Ancak Mehmed için fetih, askeri zaferin ötesinde anlam taşıyordu. Tüm Hristiyanlığı ve özellikle Bizans’ı küçük düşürerek Konstantiniyye’yi Osmanlı Devletinin başkenti yapmayı ve daha önceki Müslüman komutanların ulaşamadığı vizyonu gerçekleştirmeyi hedefledi.
Konstantiniyye’nin Fethi
Konstantiniyye, dünyanın en büyük şehirlerinden biriydi. MS 330’da İmparator Konstantin tarafından kuruldu ve kısa sürede o kadar öne çıktı ki insanlar şöyle dediler: “Eğer tüm dünya tek bir krallık olsaydı Konstantiniyye, onun başkenti olmaya layıktı.”
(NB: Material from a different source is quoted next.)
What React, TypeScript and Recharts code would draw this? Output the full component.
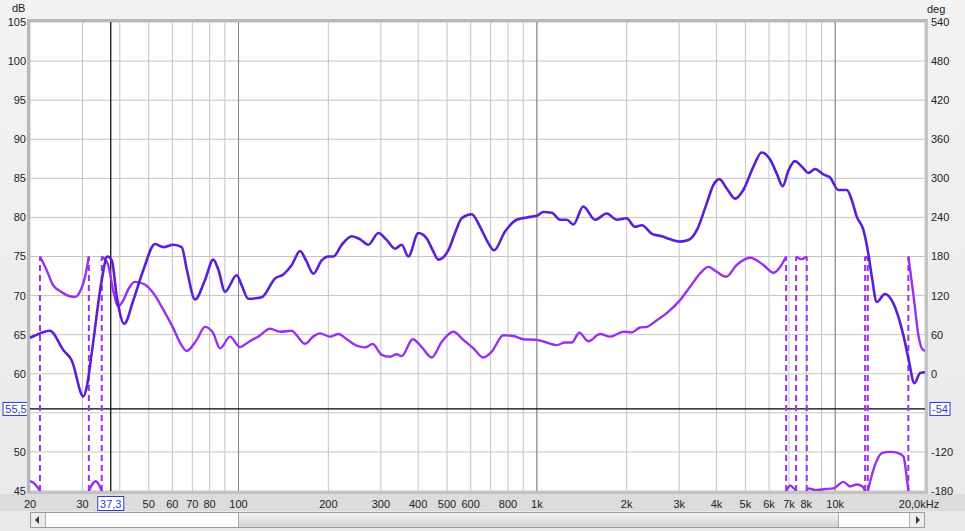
import {
  ComposedChart,
  Line,
  XAxis,
  YAxis,
  CartesianGrid,
  ReferenceLine,
} from 'recharts'

// SPL trace (dB, left axis)
const splHz = [
  20, 20.8, 23.3, 25.9, 27.6, 30.2, 31.0, 32.2, 34.8, 36.3, 37.6, 39.1, 41.4, 44.4, 48.0, 52.5, 56.0,
  60.4, 64.5, 67.1, 71.5, 77.2, 82.3, 85.6, 90.1, 98.6, 102.5, 107.8, 119.6, 132.6, 141.3, 150.8,
  160.8, 168.4, 178.1, 190, 200, 207.9, 221.8, 239.6, 255.5, 272.4, 294.2, 314, 334.6, 352.4, 370.8,
  400.5, 427.4, 447.7, 467.4, 505, 531.8, 560, 605, 645, 687.8, 718.7, 782.2, 856, 925, 999, 1051,
  1122, 1196, 1260, 1326, 1431, 1567, 1716, 1853, 2000, 2130, 2250, 2430, 2620, 2800, 3020, 3220,
  3440, 3710, 3900, 4090, 4330, 4620, 4920, 5320, 5670, 6050, 6370, 6670, 6970, 7330, 7730, 8130,
  8560, 9130, 9610, 10250, 10940, 11370, 11810, 12430, 12910, 13270, 13780, 14690, 15670, 16930,
  17590, 18430, 19260, 20000,
]
const splDb = [
  64.6, 64.9, 65.5, 63.0, 61.7, 57.1, 58.3, 62.6, 72.0, 75.0, 74.5, 69.8, 66.4, 69.4, 73.3, 76.6, 76.2,
  76.5, 76.2, 73.3, 69.5, 72.0, 74.6, 73.3, 70.5, 72.6, 71.3, 69.6, 69.8, 72.2, 72.7, 73.9,
  75.7, 74.5, 72.8, 74.5, 75.0, 75.0, 76.5, 77.6, 77.2, 76.5, 78.0, 77.1, 76.0, 76.5, 75.0,
  78.0, 77.3, 75.8, 74.6, 75.8, 78.0, 79.9, 80.4, 78.8, 76.7, 75.8, 78.2, 79.7, 80.0, 80.2, 80.7,
  80.6, 79.7, 79.7, 79.1, 81.4, 79.7, 80.5, 79.7, 79.9, 78.8, 79.0, 77.9, 77.6, 77.2, 76.9, 77.1,
  78.4, 81.8, 84.1, 84.9, 83.7, 82.4, 83.5, 86.5, 88.3, 87.4, 85.6, 84.0, 86.0, 87.2, 86.5, 85.7,
  86.2, 85.5, 85.1, 83.5, 83.5, 82.2, 80.1, 78.4, 75.4, 72.4, 69.2, 70.2, 69.0, 64.9,
  62.0, 58.8, 60.1, 60.2,
]

// phase trace (deg, right axis); null marks a ±180 wrap
const phaseHz = [
  20, 20.5, 21.1, 21.6, 21.6, 21.6, 22.75, 23.9, 25.2, 27.2, 28.3, 29.4, 30.6, 31.5, 31.5, 31.5,
  32.3, 33.2, 34.0, 34.8, 34.8, 34.8, 36.5, 38.0, 39.45, 41.0, 43.0, 44.9, 48.5, 52.5, 56.0, 60.4,
  64.0, 67.0, 72.4, 77.2, 82.3, 86.7, 93.7, 101, 109, 116.5, 127.5, 137.8, 150.8, 156.7, 167, 178,
  187.6, 202.6, 216, 230.5, 249, 265.5, 281.7, 302, 322, 339, 352, 383.7, 411, 444, 480, 525, 567,
  613, 662, 706, 772, 834, 901, 999, 1079, 1166, 1243, 1309, 1388, 1488, 1630, 1760, 1950, 2080,
  2218, 2336, 2523, 2725, 3020, 3263, 3525, 3758, 4009, 4307, 4677, 5185, 5745, 6207, 6537, 6850,
  6850, 6850, 7060, 7396, 7396, 7396, 7700, 8030, 8030, 8030, 8130, 8560, 9250, 9860, 10650, 11220,
  11810, 12340, 12600, 12600, 12600, 12730, 12860, 12860, 12860, 13600, 14330, 15280, 16290, 16930,
  17380, 17590, 17590, 17590, 18290, 19010, 19510, 20000,
]
const phaseDeg = [
  -165, -167, -173, -180, null, 180, 159, 136, 127, 119, 118, 126, 149, 180, null, -180,
  -170, -165, -170, -180, null, 180, 168, 128, 103, 112, 132, 141, 137, 120, 98, 70,
  46, 35, 52, 72, 62, 39, 57, 41, 50, 57, 69, 64.5, 66, 59, 46, 57,
  62, 57, 61, 53, 43, 40.5, 45.6, 29, 26, 30, 27, 53, 41, 25, 49, 64.5, 52,
  39, 25, 34, 59, 58, 53, 52, 48, 44, 48, 48, 63, 50, 61, 57, 64.5, 63.5,
  71, 72, 82, 93, 113, 133.5, 154, 164, 156.5, 149, 167, 178, 167, 155, 164, 180,
  null, -180, -172, -180, null, 180, 176, 180, null, -180, -176, -178.5, -177, -176, -166, -173,
  -170, -173, -180, null, 180, 178, 180, null, -180, -140, -122, -120, -122, -127,
  -160, -180, null, 180, 121, 59, 39, 35,
]

const xTicks = [
  20, 30, 40, 50, 60, 70, 80, 90, 100, 200, 300, 400, 500, 600, 700, 800, 900, 1000, 2000, 3000,
  4000, 5000, 6000, 7000, 8000, 9000, 10000, 20000,
]
const xLabels: Record<number, string> = {
  20: '20', 30: '30', 50: '50', 60: '60', 70: '70', 80: '80', 100: '100', 200: '200', 300: '300',
  400: '400', 500: '500', 600: '600', 800: '800', 1000: '1k', 2000: '2k', 3000: '3k', 4000: '4k',
  5000: '5k', 6000: '6k', 7000: '7k', 8000: '8k', 10000: '10k', 20000: '20,0kHz',
}
const dbTicks = [45, 50, 55, 60, 65, 70, 75, 80, 85, 90, 95, 100, 105]
const degTicks = [-180, -120, -60, 0, 60, 120, 180, 240, 300, 360, 420, 480, 540]
const decadeHz = [100, 1000, 10000]

const cursorHz = 37.3
const cursorDb = 55.5
const cursorDeg = -54
// tick labels hidden under the cursor readout boxes
const hiddenDb = [55]
const hiddenDeg = [-60]

const splData = splHz.map((f, i) => ({ f, v: splDb[i] }))
const phaseData = phaseHz.map((f, i) => ({ f, v: phaseDeg[i] }))
const wrapHz = phaseHz.filter((_, i) => phaseDeg[i] === null)

const SPL_COLOR = '#5a1fd6'
const PHASE_COLOR = '#9a2ff0'
const TEXT = '#222'
const FONT = "'Liberation Sans', Arial, sans-serif"
const BOX = '#2a3bd0'

const comma = (n: number) => String(n).replace('.', ',')

function XTick({ x, y, payload }: any) {
  const label = xLabels[payload.value]
  if (!label) return null
  const shift = payload.value === 20000 ? -6 : 0
  return (
    <text x={x + shift} y={y + 8.5} textAnchor="middle" fontSize={11} fill={TEXT} fontFamily={FONT}>
      {label}
    </text>
  )
}

function LeftTick({ x, y, payload }: any) {
  if (hiddenDb.includes(payload.value)) return null
  return (
    <text x={x} y={y} dy="0.36em" textAnchor="end" fontSize={11} fill={TEXT} fontFamily={FONT}>
      {payload.value}
    </text>
  )
}

function RightTick({ x, y, payload }: any) {
  if (hiddenDeg.includes(payload.value)) return null
  return (
    <text x={x} y={y} dy="0.36em" textAnchor="start" fontSize={11} fill={TEXT} fontFamily={FONT}>
      {payload.value}
    </text>
  )
}

const cursorXLabel = (props: any) => {
  const { x, y, height } = props.viewBox
  return (
    <g>
      <rect x={x - 13} y={y + height + 5.5} width={26} height={14} fill="#fff" stroke={BOX} />
      <text x={x} y={y + height + 16.5} textAnchor="middle" fontSize={11} fill={BOX} fontFamily={FONT}>
        {comma(cursorHz)}
      </text>
    </g>
  )
}

const cursorYLabel = (props: any) => {
  const { x, y, width } = props.viewBox
  return (
    <g>
      <rect x={x - 27} y={y - 6.5} width={26} height={13} fill="#fff" stroke={BOX} />
      <text x={x - 14} y={y + 4} textAnchor="middle" fontSize={11} fill={BOX} fontFamily={FONT}>
        {comma(cursorDb)}
      </text>
      <rect x={x + width + 5} y={y - 6.5} width={20} height={13} fill="#fff" stroke={BOX} />
      <text x={x + width + 15} y={y + 4} textAnchor="middle" fontSize={11} fill={BOX} fontFamily={FONT}>
        {cursorDeg}
      </text>
    </g>
  )
}

export default function App() {
  return (
    <div
      style={{
        position: 'fixed',
        left: 0,
        top: 0,
        width: 965,
        height: 531,
        background: 'linear-gradient(#f3f3f3, #e9e9e9)',
        fontFamily: FONT,
        overflow: 'hidden',
      }}
    >
      <div style={{ position: 'absolute', left: 0, top: 494, width: 965, height: 17, background: '#dcdcdc' }} />
      <span style={{ position: 'absolute', left: 12, top: 3, fontSize: 11, lineHeight: '11px', color: TEXT }}>dB</span>
      <span style={{ position: 'absolute', left: 927, top: 4, fontSize: 11, lineHeight: '11px', color: TEXT }}>deg</span>

      <div style={{ position: 'absolute', left: 0, top: 0 }}>
        <ComposedChart width={965} height={531} margin={{ top: 22, right: 0, bottom: 0, left: 0 }}>
          <CartesianGrid yAxisId="db" stroke="#c4c4c4" fill="#ffffff" fillOpacity={1} />
          <XAxis
            dataKey="f"
            type="number"
            scale="log"
            domain={[20, 20000]}
            ticks={xTicks}
            interval={0}
            allowDataOverflow
            height={40}
            tickLine={false}
            axisLine={false}
            tickSize={0}
            tickMargin={8}
            tick={<XTick />}
          />
          <YAxis
            yAxisId="db"
            type="number"
            domain={[45, 105]}
            ticks={dbTicks}
            interval={0}
            allowDataOverflow
            width={30}
            tickLine={false}
            axisLine={false}
            tickSize={0}
            tickMargin={4}
            tick={<LeftTick />}
          />
          <YAxis
            yAxisId="deg"
            orientation="right"
            type="number"
            domain={[-180, 540]}
            ticks={degTicks}
            interval={0}
            allowDataOverflow
            width={40}
            tickLine={false}
            axisLine={false}
            tickSize={0}
            tickMargin={6}
            tick={<RightTick />}
          />
          {decadeHz.map((hz) => (
            <ReferenceLine key={hz} x={hz} yAxisId="db" stroke="#858585" strokeWidth={1} />
          ))}
          <ReferenceLine x={cursorHz} yAxisId="db" stroke="#000" strokeWidth={1.2} label={cursorXLabel} />
          <ReferenceLine y={cursorDb} yAxisId="db" stroke="#000" strokeWidth={1.2} label={cursorYLabel} />
          {wrapHz.map((hz, i) => (
            <ReferenceLine
              key={'w' + i}
              yAxisId="deg"
              segment={[{ x: hz, y: -180 }, { x: hz, y: 180 }]}
              stroke={PHASE_COLOR}
              strokeWidth={2}
              strokeDasharray="6 4"
            />
          ))}
          <Line
            data={phaseData}
            dataKey="v"
            yAxisId="deg"
            type="monotone"
            stroke={PHASE_COLOR}
            strokeWidth={2.4}
            dot={false}
            activeDot={false}
            connectNulls={false}
            isAnimationActive={false}
          />
          <Line
            data={splData}
            dataKey="v"
            yAxisId="db"
            type="monotone"
            stroke={SPL_COLOR}
            strokeWidth={2.6}
            dot={false}
            activeDot={false}
            isAnimationActive={false}
          />
        </ComposedChart>
      </div>

      {/* plot frame */}
      <div
        style={{
          position: 'absolute',
          left: 27,
          top: 19,
          width: 901,
          height: 475,
          boxSizing: 'border-box',
          border: '3px solid #c3c3c3',
          borderTopColor: '#b8b8b8',
          borderLeftColor: '#b8b8b8',
          pointerEvents: 'none',
        }}
      />

      {/* scrollbar */}
      <div
        style={{
          position: 'absolute',
          left: 30,
          top: 512,
          width: 895,
          height: 16,
          boxSizing: 'border-box',
          border: '1px solid #9c9c9c',
          background: '#fff',
        }}
      >
        <div style={{ position: 'absolute', left: 0, top: 0, width: 14, height: 14, background: '#ececec', borderRight: '1px solid #b0b0b0' }}>
          <div style={{ position: 'absolute', left: 4, top: 3, width: 0, height: 0, borderTop: '4px solid transparent', borderBottom: '4px solid transparent', borderRight: '4px solid #333' }} />
        </div>
        <div style={{ position: 'absolute', left: 207, top: 0, width: 599, height: 14, background: 'linear-gradient(#f2f2f2, #d2d2d2)', borderLeft: '1px solid #a8a8a8', borderRight: '1px solid #a8a8a8' }} />
        <div style={{ position: 'absolute', right: 0, top: 0, width: 14, height: 14, background: '#ececec', borderLeft: '1px solid #b0b0b0' }}>
          <div style={{ position: 'absolute', left: 6, top: 3, width: 0, height: 0, borderTop: '4px solid transparent', borderBottom: '4px solid transparent', borderLeft: '4px solid #333' }} />
        </div>
      </div>
    </div>
  )
}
Kuruluşundan itibaren şehir, Bizans gücünün merkezi ve çağının en büyük ve en görkemli merkezlerinden biri haline geldi. Müslümanlar, Bizans ile çatışmaya girdiğinde Konstantiniyye, olağanüstü bir önem kazandı. Hz. Muhammed (s), onun kaderini önceden görerek Sahabelerine (Allah onlardan razı olsun) defalarca onun nihai fethinin müjdesini verdi.
Meşhur Hendek Savaşı sırasında bu zaferi bir kez daha haber vererek sonraki nesillerin halifelerini ve komutanlarını bunu gerçekleştirmek için çabalamaya teşvik etti.
Peygamber (s) şöyle buyurdu:
“Siz mutlaka Konstantiniyye’yi fethedeceksiniz. Onu fetheden komutan ne güzel komutan, onun ordusu ne güzel ordudur.”
Halife Muaviye (r) döneminden itibaren Konstantiniyye, Müslüman ordularının temel hedefi haline geldi. H. 24’teki ilk girişim başarısızlıkla sonuçlandı; saltanatı sırasındaki sonraki seferler de öyle.
Emeviler, çabayı yenilediler ve Halife Süleyman b. Abdülmelik döneminde H. 98’de en iddialı saldırılardan birini düzenlediler. Ancak bu büyük girişim bile yetersiz kaldı. Mücadele, erken Abbasi dönemine kadar devam etti; ardı ardına gelen taarruzlar, Bizans İmparatorluğu’nu yıprattı ancak Konstantiniyye’nin güçlü savunmalarını aşamadı.
Şehrin kendisi fethedilememiş olsa da amansız baskı, Bizans’ı zayıflattı. İç istikrarı sarsıldı, özellikle Halife Harun Reşid döneminde, H. 190’daki bir saldırı, imparatorluğun gücüne ve özgüvenine bir darbe daha vurdu.